Tardamos algún tiempo en ponernos de nuevo en marcha. Hubo la apertura de la puerta hidráulica, la caminata para atravesar la terminal, la parada en los servicios de señoras y de caballeros, la búsqueda de un teléfono para llamar al rancho, la compra de agua para el viaje a Tierra del Sueño (Bebe todo lo que puedas, aconsejó Alma; las alturas engañan mucho por aquí, y es fácil deshidratarse), el rastreo del aparcamiento de larga estancia para encontrar la ranchera Subaru de Alma, y luego la última pausa para llenar el depósito de gasolina antes de salir a la carretera. Era la primera vez que estaba en Nuevo México.
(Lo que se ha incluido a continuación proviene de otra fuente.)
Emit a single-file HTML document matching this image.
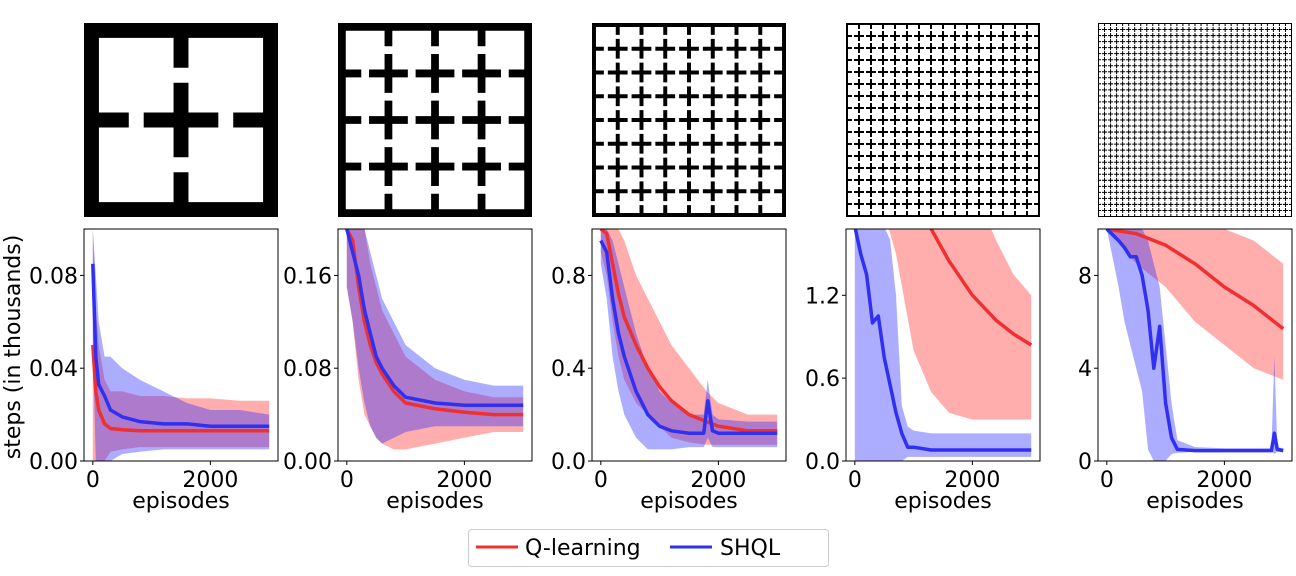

En circunstancias normales, habría contemplado boquiabierto el panorama, señalando formaciones rocosas y cactus de contornos demenciales, preguntando el nombre de este monte o de aquel arbusto retorcido, pero ahora estaba demasiado pendiente de la historia de Hector para preocuparme de eso. Alma y yo atravesábamos uno de los parajes más Impresionantes de Norteamérica, pero a juzgar por el efecto que nos hacía bien podríamos estar sentados en una habitación con la luz apagada y las persianas echadas. En los días siguientes iba a recorrer varias veces aquella carretera, pero apenas recuerdo algo de lo que vi en aquel primer trayecto. Siempre que pienso en el viaje en el baqueteado coche amarillo de Alma, lo único que me viene a la memoria es el sonido de nuestras voces —su voz y mi voz, mi voz y su voz— y la suavidad del aire que entraba por un resquicio de la ventanilla. Pero el paisaje mismo permanece invisible. Tenía que estar allí, pero ahora me pregunto si me molestaría en mirarlo una sola vez. Y en caso de que lo hiciera, si no estaba demasiado distraído para darme cuenta de lo que veía.